There seem to be increased readers on weekends, so likely I will begin planning my posts for the weekend, or Thursday through Monday or who knows where my mind goes? Oh, the lyrics were actually “Who knows where the time goes?”
Looking back through my collected vacation literature I was delighted to see the National Park Service called Bryce Canyon “Poetry in Stone.” No, I did not write poetry about it, just tried to capture the grandeur in photos!
From Bryce we did make it that night to our motel in Cedar City. I want to back track to Capitol Reef, where we so enjoyed the scenic drive through the many geological features. One thing I did not emphasis was the black rocks.
The Park Service describes these as coming from 20 to 25 million year old lava flows. “Pieces of lava rock were transported many miles from their source, and were smoothed and rounded by their violent journeys within gritty floodwaters. When floods receded, black boulders were left scattered across the floodplains. The black boulders are black on the inside too! The white coating on the surface of many of the boulders is a mineral crust known as caliche, which is mainly a thin film of calcite and gypsum crystals. Caliche forms when mineral-laden groundwater seeps upward, coats the underside of the boulders, and evaporates from the surface, leaving its dissolved minerals behind.” I found the white frosting on the rocks as interesting as the rocks themselves.

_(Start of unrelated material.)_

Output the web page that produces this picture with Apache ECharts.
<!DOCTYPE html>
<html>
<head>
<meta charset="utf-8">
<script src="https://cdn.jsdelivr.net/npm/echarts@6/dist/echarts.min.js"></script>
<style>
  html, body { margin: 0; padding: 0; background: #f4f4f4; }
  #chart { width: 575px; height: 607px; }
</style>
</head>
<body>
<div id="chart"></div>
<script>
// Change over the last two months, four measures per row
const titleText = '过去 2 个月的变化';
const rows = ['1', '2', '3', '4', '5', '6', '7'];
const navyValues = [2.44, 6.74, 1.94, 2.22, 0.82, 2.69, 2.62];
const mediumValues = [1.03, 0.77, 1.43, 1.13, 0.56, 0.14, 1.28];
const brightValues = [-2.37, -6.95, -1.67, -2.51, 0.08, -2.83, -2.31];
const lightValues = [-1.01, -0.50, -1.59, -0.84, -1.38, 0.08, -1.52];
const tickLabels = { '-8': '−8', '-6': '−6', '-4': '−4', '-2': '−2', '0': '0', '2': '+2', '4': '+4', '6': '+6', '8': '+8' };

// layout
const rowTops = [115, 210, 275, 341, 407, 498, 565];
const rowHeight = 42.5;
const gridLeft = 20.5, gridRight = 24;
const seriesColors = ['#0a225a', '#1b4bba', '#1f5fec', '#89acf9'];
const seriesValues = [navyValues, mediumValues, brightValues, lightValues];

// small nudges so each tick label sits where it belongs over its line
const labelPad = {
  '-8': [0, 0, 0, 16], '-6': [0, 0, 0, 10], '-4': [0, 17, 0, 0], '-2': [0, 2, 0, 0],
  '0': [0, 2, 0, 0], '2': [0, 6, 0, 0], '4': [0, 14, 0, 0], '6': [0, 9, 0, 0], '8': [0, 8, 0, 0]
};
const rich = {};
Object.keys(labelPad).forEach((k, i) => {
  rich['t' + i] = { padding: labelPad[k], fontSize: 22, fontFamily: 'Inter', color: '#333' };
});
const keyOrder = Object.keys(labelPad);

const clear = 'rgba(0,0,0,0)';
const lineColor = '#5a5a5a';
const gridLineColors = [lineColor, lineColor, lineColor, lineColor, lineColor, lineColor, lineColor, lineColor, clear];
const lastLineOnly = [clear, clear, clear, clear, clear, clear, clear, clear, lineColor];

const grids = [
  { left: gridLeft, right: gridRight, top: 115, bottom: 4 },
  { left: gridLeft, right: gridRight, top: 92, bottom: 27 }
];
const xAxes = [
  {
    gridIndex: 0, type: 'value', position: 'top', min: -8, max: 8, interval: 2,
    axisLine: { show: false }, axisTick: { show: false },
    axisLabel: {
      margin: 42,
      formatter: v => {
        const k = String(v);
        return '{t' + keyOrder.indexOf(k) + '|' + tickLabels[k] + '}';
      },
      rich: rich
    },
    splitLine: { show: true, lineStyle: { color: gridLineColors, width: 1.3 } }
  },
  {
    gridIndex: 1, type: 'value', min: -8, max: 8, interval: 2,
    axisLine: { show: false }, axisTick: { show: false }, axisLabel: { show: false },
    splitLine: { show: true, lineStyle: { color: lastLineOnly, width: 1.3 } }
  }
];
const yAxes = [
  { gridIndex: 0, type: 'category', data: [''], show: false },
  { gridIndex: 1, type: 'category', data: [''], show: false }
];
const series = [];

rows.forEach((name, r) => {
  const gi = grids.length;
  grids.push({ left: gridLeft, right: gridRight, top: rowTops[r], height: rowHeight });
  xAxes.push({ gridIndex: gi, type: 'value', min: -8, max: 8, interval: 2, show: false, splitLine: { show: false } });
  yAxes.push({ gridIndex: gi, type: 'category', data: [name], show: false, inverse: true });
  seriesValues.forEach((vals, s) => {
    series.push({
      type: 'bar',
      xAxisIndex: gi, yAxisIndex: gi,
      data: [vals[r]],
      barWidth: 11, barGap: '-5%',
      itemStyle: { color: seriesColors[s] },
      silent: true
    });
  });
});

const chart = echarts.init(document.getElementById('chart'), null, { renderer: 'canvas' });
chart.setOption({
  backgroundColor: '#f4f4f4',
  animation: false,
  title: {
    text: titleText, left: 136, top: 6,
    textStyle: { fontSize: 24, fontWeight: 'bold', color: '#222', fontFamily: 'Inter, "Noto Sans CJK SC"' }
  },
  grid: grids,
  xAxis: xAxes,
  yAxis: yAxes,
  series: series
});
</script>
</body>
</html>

I just find this stuff so interesting! Reading National Park literature I can learn a bunch without having to study geology to discover the facts. Nice they teach me as they publish!

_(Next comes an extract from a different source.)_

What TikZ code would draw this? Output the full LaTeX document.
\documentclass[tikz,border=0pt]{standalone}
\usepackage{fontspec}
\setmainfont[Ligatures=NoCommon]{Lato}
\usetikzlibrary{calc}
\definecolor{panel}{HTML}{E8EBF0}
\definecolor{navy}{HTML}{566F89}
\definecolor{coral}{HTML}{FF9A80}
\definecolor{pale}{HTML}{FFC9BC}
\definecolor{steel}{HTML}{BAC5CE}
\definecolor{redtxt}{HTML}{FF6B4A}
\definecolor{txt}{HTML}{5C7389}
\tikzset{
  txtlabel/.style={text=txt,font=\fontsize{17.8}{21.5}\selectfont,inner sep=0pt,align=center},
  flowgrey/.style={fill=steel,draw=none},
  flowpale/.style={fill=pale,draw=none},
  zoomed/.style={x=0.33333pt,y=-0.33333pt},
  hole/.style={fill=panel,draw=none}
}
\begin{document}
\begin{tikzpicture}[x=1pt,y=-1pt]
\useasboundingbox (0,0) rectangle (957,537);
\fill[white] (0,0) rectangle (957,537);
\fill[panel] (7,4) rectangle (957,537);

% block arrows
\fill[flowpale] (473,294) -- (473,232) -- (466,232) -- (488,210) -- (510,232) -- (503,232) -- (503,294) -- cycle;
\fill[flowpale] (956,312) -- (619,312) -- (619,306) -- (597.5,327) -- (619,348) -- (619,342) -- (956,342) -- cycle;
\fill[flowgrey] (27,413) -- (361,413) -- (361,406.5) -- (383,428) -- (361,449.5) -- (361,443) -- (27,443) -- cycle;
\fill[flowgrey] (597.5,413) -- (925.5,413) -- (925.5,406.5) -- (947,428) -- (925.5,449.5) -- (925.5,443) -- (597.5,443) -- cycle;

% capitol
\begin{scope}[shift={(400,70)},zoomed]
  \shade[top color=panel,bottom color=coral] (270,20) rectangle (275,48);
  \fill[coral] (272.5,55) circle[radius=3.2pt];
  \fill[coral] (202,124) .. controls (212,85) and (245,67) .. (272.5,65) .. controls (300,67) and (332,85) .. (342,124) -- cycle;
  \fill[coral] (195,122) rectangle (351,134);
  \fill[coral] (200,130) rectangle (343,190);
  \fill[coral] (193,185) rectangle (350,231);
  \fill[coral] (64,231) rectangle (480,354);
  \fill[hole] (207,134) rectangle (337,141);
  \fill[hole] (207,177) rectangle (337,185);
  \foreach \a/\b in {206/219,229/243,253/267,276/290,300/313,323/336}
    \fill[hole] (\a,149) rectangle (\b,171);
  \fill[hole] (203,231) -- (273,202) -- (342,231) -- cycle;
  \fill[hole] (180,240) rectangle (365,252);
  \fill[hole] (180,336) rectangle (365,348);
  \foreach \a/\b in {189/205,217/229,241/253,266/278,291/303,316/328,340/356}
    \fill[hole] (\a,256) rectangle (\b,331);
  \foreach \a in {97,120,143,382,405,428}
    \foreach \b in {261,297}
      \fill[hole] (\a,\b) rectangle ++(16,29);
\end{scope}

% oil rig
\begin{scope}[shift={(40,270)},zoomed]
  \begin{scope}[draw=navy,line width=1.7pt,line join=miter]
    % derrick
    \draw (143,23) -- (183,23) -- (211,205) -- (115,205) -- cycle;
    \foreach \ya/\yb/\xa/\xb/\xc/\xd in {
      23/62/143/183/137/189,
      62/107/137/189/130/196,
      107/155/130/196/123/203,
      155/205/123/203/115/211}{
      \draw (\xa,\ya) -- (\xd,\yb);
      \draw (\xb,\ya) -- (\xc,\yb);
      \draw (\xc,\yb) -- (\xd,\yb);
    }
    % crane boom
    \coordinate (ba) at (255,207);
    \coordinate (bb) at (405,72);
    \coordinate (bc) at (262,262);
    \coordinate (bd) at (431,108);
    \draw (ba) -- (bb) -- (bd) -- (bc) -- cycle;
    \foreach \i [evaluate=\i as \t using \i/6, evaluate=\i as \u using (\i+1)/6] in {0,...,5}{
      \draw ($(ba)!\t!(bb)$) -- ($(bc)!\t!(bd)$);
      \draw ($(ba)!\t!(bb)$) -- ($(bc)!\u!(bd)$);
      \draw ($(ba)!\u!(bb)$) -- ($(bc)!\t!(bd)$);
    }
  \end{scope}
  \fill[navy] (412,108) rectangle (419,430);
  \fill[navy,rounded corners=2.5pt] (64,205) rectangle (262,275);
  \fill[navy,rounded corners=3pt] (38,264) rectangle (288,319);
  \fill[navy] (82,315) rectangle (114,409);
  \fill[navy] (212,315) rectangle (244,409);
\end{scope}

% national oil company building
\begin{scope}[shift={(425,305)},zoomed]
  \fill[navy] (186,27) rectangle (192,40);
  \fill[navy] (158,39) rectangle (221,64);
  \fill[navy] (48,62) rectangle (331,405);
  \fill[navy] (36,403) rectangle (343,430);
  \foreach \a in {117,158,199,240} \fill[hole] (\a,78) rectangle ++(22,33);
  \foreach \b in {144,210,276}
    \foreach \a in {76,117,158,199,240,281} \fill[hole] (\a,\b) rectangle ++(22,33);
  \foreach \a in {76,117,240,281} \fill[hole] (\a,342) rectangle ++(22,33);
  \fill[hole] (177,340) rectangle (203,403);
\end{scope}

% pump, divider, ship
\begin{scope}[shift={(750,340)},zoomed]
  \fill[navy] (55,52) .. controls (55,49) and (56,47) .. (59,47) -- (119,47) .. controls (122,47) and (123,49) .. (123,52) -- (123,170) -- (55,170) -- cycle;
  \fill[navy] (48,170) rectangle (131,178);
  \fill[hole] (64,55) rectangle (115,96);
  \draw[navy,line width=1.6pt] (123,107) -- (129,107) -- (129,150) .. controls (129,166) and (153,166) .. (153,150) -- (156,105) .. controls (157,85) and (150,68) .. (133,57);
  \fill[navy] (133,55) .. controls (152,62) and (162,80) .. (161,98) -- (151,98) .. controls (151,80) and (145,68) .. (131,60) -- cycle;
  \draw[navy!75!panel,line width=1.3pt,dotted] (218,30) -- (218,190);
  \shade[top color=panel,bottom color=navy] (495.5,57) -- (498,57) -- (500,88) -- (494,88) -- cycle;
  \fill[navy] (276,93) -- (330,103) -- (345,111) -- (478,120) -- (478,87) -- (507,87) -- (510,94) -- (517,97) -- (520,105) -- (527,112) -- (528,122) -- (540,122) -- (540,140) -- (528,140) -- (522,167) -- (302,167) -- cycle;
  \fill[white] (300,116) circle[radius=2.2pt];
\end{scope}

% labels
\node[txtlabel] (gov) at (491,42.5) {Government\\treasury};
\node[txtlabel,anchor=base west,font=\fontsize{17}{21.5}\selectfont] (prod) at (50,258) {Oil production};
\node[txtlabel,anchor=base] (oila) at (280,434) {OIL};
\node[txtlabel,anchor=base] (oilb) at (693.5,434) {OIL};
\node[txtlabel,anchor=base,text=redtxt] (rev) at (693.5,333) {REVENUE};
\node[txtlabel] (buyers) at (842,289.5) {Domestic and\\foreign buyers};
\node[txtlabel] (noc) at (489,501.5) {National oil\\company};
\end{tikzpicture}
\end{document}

I kept thinking of my baseball friend, Levi, and wanting to pick up the baseball sized black rocks. But alas, I am too honest, and could not do it. Besides the Park Service asked us to “not disturb or collect rocks or other park resources.”
I did pick up a smaller black rock along the side of the road after we left the park. Alas, neither one of us took a photo of the large black boulders 🙁 So you will have to imagine!